Poetry Reflection: Mary Oliver’s “The Journey”

A Short Guide for Exploring and Engaging the Themes and Motifs in Mary Oliver’s “The Journey”

1) Read “The Journey” through several times, taking in its rhythm and contemplating some of the imagery. Afterwards, take your own small journey—a walk alone around the block or neighborhood, or even a long hike. As you walk, let the poem’s first verse return to you: “One day you finally knew.”

2) Recall a day from your own life (maybe it’s even this day) in which you finally knew something (anything) with real clarity. What was (is) this “thing” you finally knew? Describe the day. Who was there? What was happening in your life at the time? How did you feel about the knowledge that had finally come?

3) What did “finally knowing” require of you? What did you finally “begin”? What has happened in the days, months, or years since this beginning?

4) Name the voices “shouting their bad advice” and the bad advice. Why was it bad? Why was it shouted? What was your response?

5) Name “the old tug at your ankles”? Describe some of the tactics others (or other voices inside of you) used to keep you from starting down the road.

6) When you finally began your journey, in what ways did the “whole house tremble”?

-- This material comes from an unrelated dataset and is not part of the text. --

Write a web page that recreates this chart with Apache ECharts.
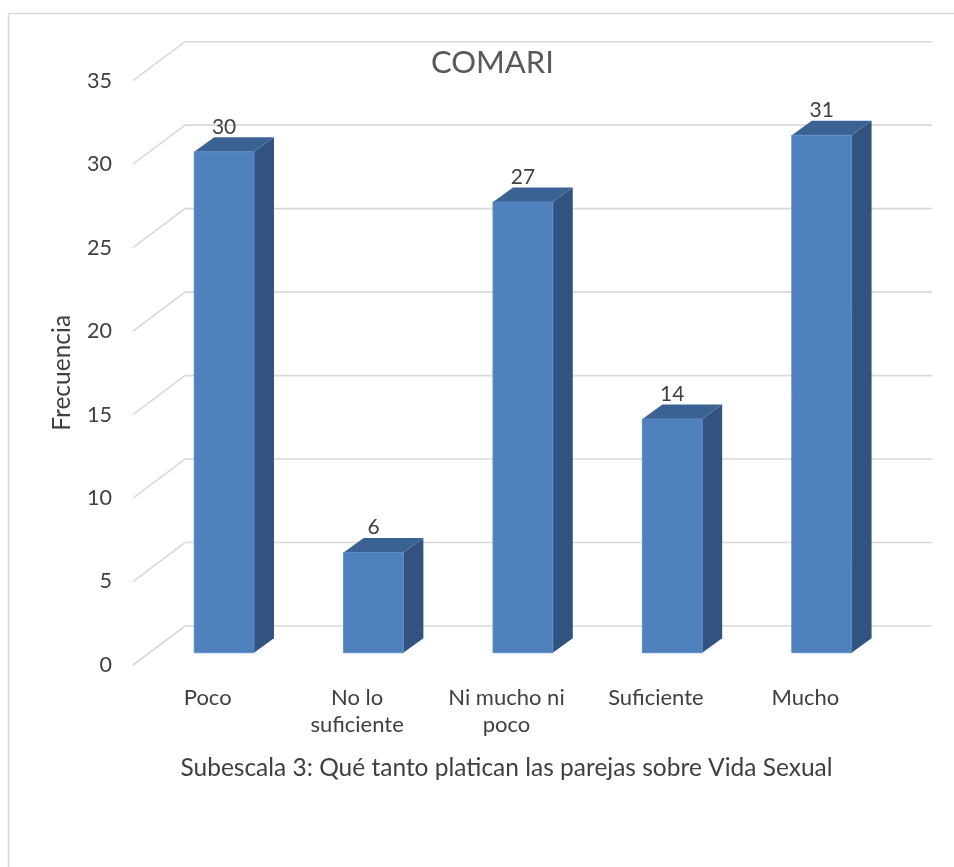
<!DOCTYPE html>
<html>
<head>
<meta charset="utf-8">
<script src="https://cdn.jsdelivr.net/npm/echarts@6/dist/echarts.min.js"></script>
<style>
  html, body { margin: 0; padding: 0; background: #fff; }
  #main { width: 954px; height: 867px; }
</style>
</head>
<body>
<div id="main"></div>
<script>
var categories = ['Poco', 'No lo\nsuficiente', 'Ni mucho ni\npoco', 'Suficiente', 'Mucho'];
var frecuencias = [30, 6, 27, 14, 31];
var yTicks = [0, 5, 10, 15, 20, 25, 30, 35];

var chart = echarts.init(document.getElementById('main'));

// 3d look: floor depth of the back wall and where the bars sit in it
var wallDx = 52, wallDy = -39;
var barDx = 16.4, barDy = -12.3;
var sideDx = 20, sideDy = -14.5;

var gridData = yTicks.map(function (v) { return [0, v]; });
var barData = frecuencias.map(function (v, i) { return [i, v]; });

function renderGrid(params, api) {
    var cs = params.coordSys;
    var y = api.coord([0, api.value(1)])[1];
    var x0 = cs.x;
    return {
        type: 'polyline',
        shape: { points: [[x0, y], [x0 + wallDx, y + wallDy], [cs.x + cs.width + wallDx, y + wallDy]] },
        style: { stroke: '#d9d9d9', lineWidth: 1.6, fill: null }
    };
}

function renderBar(params, api) {
    var idx = api.value(0);
    var val = api.value(1);
    var top = api.coord([idx, val]);
    var base = api.coord([idx, 0]);
    var bw = api.size([1, 0])[0] * 0.4;
    var cx = top[0] + barDx;
    var x0 = cx - bw / 2, x1 = cx + bw / 2;
    var yt = top[1] + barDy, yb = base[1] + barDy;
    return {
        type: 'group',
        children: [
            {
                type: 'polygon',
                shape: { points: [[x1, yt], [x1 + sideDx, yt + sideDy], [x1 + sideDx, yb + sideDy], [x1, yb]] },
                style: { fill: '#325380' }
            },
            {
                type: 'polygon',
                shape: { points: [[x0, yt], [x1, yt], [x1 + sideDx, yt + sideDy], [x0 + sideDx, yt + sideDy]] },
                style: { fill: '#3a6393' }
            },
            {
                type: 'rect',
                shape: { x: x0, y: yt, width: bw, height: yb - yt },
                style: { fill: '#4f81bd', stroke: '#5b8cc8', lineWidth: 1 }
            },
            {
                type: 'text',
                style: {
                    text: String(val), x: cx, y: yt - 25,
                    align: 'center', verticalAlign: 'middle',
                    fontSize: 21, fontFamily: 'Lato', fill: '#404040'
                }
            }
        ]
    };
}

var option = {
    backgroundColor: '#fff',
    textStyle: { fontFamily: 'Lato' },
    title: {
        text: 'COMARI',
        left: 426,
        top: 42,
        textStyle: { fontSize: 31, fontWeight: 'normal', color: '#595959', fontFamily: 'Lato' }
    },
    graphic: [
        {
            type: 'rect',
            shape: { x: 8.5, y: 13.5, width: 1000, height: 1000 },
            style: { fill: null, stroke: '#d9d9d9', lineWidth: 1.5 },
            silent: true
        }
    ],
    grid: { left: 133, right: 74, top: 80.7, bottom: 202 },
    xAxis: {
        type: 'category',
        data: categories,
        axisLine: { show: false },
        axisTick: { show: false },
        axisLabel: { fontSize: 22, lineHeight: 27, color: '#404040', margin: 19, interval: 0 },
        name: 'Subescala 3: Qué tanto platican las parejas sobre Vida Sexual',
        nameLocation: 'middle',
        nameGap: 91,
        nameTextStyle: { fontSize: 24.5, color: '#404040' }
    },
    yAxis: {
        type: 'value',
        min: 0,
        max: 35,
        interval: 5,
        splitLine: { show: false },
        axisLine: { show: false },
        axisTick: { show: false },
        axisLabel: { fontSize: 21.5, color: '#404040', margin: 21 },
        name: 'Frecuencia',
        nameLocation: 'middle',
        nameRotate: 90,
        nameGap: 58,
        nameTextStyle: { fontSize: 24.5, color: '#404040' }
    },
    series: [
        {
            type: 'custom',
            renderItem: renderGrid,
            data: gridData,
            silent: true,
            z: 1
        },
        {
            type: 'custom',
            renderItem: renderBar,
            data: barData,
            z: 2
        }
    ]
};

chart.setOption(option);
</script>
</body>
</html>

7) Whose were the voices you had to “little by little leave behind”?

8) How far down the road did you travel before “you heard a new voice, which you slowly recognized as your own”? What did this voice say? How did you know it was yours?

9) What is this new voice saying today? Into what life is it calling you now?

10) As you finish your stroll or hike, allow your attention to turn to the natural world. Enter it as fully as possible, allowing your breath to settle and your body to feel planted in the soil. Then look around you for a symbol—a small stone, an acorn, a leaf—some small gift from the earth to remind you of the importance of your journey, something to take with you as you walk “deeper and deeper into the world.”